In this exercise, return the whole listing exactly, excluding any images.

--

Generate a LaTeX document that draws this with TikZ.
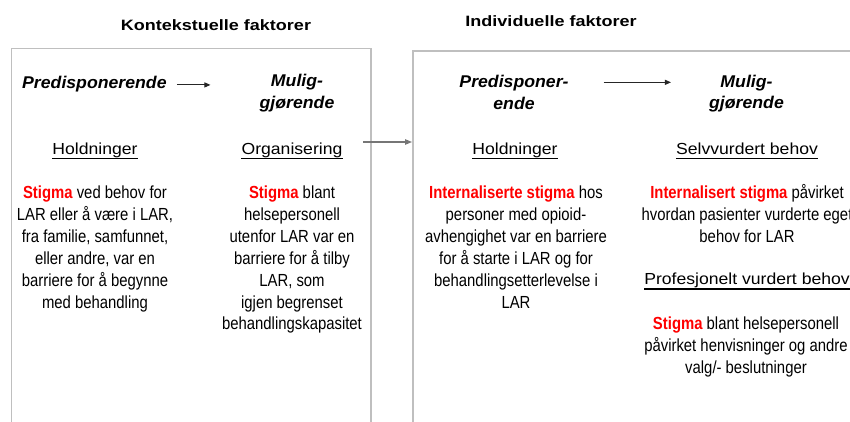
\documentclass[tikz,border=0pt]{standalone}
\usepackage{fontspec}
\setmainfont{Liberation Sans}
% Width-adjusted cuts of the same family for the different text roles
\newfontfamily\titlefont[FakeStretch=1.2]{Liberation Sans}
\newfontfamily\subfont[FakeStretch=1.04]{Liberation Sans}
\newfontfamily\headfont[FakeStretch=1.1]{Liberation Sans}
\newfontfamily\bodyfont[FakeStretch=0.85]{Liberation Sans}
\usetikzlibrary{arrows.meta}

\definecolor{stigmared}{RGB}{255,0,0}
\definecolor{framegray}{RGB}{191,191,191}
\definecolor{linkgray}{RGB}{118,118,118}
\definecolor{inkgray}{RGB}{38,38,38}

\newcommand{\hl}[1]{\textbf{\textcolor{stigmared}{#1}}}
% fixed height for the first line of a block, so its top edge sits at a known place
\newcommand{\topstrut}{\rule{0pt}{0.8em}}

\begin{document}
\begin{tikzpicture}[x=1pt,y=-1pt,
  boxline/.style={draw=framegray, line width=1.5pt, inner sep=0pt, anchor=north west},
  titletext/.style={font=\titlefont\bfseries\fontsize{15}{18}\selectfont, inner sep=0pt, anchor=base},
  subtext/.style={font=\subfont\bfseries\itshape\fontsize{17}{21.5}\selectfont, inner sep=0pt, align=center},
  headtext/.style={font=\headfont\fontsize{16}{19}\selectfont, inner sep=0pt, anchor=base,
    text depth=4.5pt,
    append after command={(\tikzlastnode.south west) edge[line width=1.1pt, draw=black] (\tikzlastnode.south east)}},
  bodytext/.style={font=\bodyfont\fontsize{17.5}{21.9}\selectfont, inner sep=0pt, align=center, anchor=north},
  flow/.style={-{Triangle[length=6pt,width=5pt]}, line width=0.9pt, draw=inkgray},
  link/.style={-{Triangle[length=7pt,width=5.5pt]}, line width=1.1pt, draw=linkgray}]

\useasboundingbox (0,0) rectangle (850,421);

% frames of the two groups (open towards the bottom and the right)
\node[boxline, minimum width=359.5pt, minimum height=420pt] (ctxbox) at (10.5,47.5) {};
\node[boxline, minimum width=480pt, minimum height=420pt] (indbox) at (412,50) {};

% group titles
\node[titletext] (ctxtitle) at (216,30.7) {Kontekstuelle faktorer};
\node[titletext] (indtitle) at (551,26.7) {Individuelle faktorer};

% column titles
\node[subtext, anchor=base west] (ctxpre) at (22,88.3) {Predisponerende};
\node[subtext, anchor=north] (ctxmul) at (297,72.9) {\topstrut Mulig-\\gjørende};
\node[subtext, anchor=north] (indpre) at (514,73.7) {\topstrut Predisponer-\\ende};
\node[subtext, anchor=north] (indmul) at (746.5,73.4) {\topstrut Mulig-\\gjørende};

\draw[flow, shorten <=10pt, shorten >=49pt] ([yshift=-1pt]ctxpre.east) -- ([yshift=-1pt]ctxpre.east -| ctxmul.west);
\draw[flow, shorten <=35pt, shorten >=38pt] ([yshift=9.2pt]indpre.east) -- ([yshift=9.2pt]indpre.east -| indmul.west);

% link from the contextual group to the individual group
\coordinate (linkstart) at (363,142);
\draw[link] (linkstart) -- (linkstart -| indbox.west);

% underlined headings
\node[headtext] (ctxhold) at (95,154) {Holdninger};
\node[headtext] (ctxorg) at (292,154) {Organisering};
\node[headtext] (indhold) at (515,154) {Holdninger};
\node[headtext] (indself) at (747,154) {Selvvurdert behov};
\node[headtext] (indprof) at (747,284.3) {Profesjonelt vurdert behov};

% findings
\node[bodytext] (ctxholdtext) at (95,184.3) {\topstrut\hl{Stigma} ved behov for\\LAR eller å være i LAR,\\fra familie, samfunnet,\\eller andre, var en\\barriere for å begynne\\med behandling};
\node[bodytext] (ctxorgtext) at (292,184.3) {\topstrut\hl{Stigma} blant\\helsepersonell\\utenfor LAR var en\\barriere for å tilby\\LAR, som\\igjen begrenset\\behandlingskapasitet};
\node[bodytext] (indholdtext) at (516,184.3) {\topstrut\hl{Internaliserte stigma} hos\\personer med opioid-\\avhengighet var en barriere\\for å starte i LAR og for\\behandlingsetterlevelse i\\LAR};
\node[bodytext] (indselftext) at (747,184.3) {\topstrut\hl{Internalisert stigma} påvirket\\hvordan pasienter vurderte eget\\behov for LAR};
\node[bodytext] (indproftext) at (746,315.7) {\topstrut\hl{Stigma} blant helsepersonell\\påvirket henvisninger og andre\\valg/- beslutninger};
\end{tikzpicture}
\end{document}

--

Answer below:
Generate a LaTeX document that draws this with TikZ.
\documentclass[tikz,border=0pt]{standalone}
\usepackage{fontspec}
\setmainfont{Liberation Sans}
% Width-adjusted cuts of the same family for the different text roles
\newfontfamily\titlefont[FakeStretch=1.2]{Liberation Sans}
\newfontfamily\subfont[FakeStretch=1.04]{Liberation Sans}
\newfontfamily\headfont[FakeStretch=1.1]{Liberation Sans}
\newfontfamily\bodyfont[FakeStretch=0.85]{Liberation Sans}
\usetikzlibrary{arrows.meta}

\definecolor{stigmared}{RGB}{255,0,0}
\definecolor{framegray}{RGB}{191,191,191}
\definecolor{linkgray}{RGB}{118,118,118}
\definecolor{inkgray}{RGB}{38,38,38}

\newcommand{\hl}[1]{\textbf{\textcolor{stigmared}{#1}}}
% fixed height for the first line of a block, so its top edge sits at a known place
\newcommand{\topstrut}{\rule{0pt}{0.8em}}

\begin{document}
\begin{tikzpicture}[x=1pt,y=-1pt,
  boxline/.style={draw=framegray, line width=1.5pt, inner sep=0pt, anchor=north west},
  titletext/.style={font=\titlefont\bfseries\fontsize{15}{18}\selectfont, inner sep=0pt, anchor=base},
  subtext/.style={font=\subfont\bfseries\itshape\fontsize{17}{21.5}\selectfont, inner sep=0pt, align=center},
  headtext/.style={font=\headfont\fontsize{16}{19}\selectfont, inner sep=0pt, anchor=base,
    text depth=4.5pt,
    append after command={(\tikzlastnode.south west) edge[line width=1.1pt, draw=black] (\tikzlastnode.south east)}},
  bodytext/.style={font=\bodyfont\fontsize{17.5}{21.9}\selectfont, inner sep=0pt, align=center, anchor=north},
  flow/.style={-{Triangle[length=6pt,width=5pt]}, line width=0.9pt, draw=inkgray},
  link/.style={-{Triangle[length=7pt,width=5.5pt]}, line width=1.1pt, draw=linkgray}]

\useasboundingbox (0,0) rectangle (850,421);

% frames of the two groups (open towards the bottom and the right)
\node[boxline, minimum width=359.5pt, minimum height=420pt] (ctxbox) at (10.5,47.5) {};
\node[boxline, minimum width=480pt, minimum height=420pt] (indbox) at (412,50) {};

% group titles
\node[titletext] (ctxtitle) at (216,30.7) {Kontekstuelle faktorer};
\node[titletext] (indtitle) at (551,26.7) {Individuelle faktorer};

% column titles
\node[subtext, anchor=base west] (ctxpre) at (22,88.3) {Predisponerende};
\node[subtext, anchor=north] (ctxmul) at (297,72.9) {\topstrut Mulig-\\gjørende};
\node[subtext, anchor=north] (indpre) at (514,73.7) {\topstrut Predisponer-\\ende};
\node[subtext, anchor=north] (indmul) at (746.5,73.4) {\topstrut Mulig-\\gjørende};

\draw[flow, shorten <=10pt, shorten >=49pt] ([yshift=-1pt]ctxpre.east) -- ([yshift=-1pt]ctxpre.east -| ctxmul.west);
\draw[flow, shorten <=35pt, shorten >=38pt] ([yshift=9.2pt]indpre.east) -- ([yshift=9.2pt]indpre.east -| indmul.west);

% link from the contextual group to the individual group
\coordinate (linkstart) at (363,142);
\draw[link] (linkstart) -- (linkstart -| indbox.west);

% underlined headings
\node[headtext] (ctxhold) at (95,154) {Holdninger};
\node[headtext] (ctxorg) at (292,154) {Organisering};
\node[headtext] (indhold) at (515,154) {Holdninger};
\node[headtext] (indself) at (747,154) {Selvvurdert behov};
\node[headtext] (indprof) at (747,284.3) {Profesjonelt vurdert behov};

% findings
\node[bodytext] (ctxholdtext) at (95,184.3) {\topstrut\hl{Stigma} ved behov for\\LAR eller å være i LAR,\\fra familie, samfunnet,\\eller andre, var en\\barriere for å begynne\\med behandling};
\node[bodytext] (ctxorgtext) at (292,184.3) {\topstrut\hl{Stigma} blant\\helsepersonell\\utenfor LAR var en\\barriere for å tilby\\LAR, som\\igjen begrenset\\behandlingskapasitet};
\node[bodytext] (indholdtext) at (516,184.3) {\topstrut\hl{Internaliserte stigma} hos\\personer med opioid-\\avhengighet var en barriere\\for å starte i LAR og for\\behandlingsetterlevelse i\\LAR};
\node[bodytext] (indselftext) at (747,184.3) {\topstrut\hl{Internalisert stigma} påvirket\\hvordan pasienter vurderte eget\\behov for LAR};
\node[bodytext] (indproftext) at (746,315.7) {\topstrut\hl{Stigma} blant helsepersonell\\påvirket henvisninger og andre\\valg/- beslutninger};
\end{tikzpicture}
\end{document}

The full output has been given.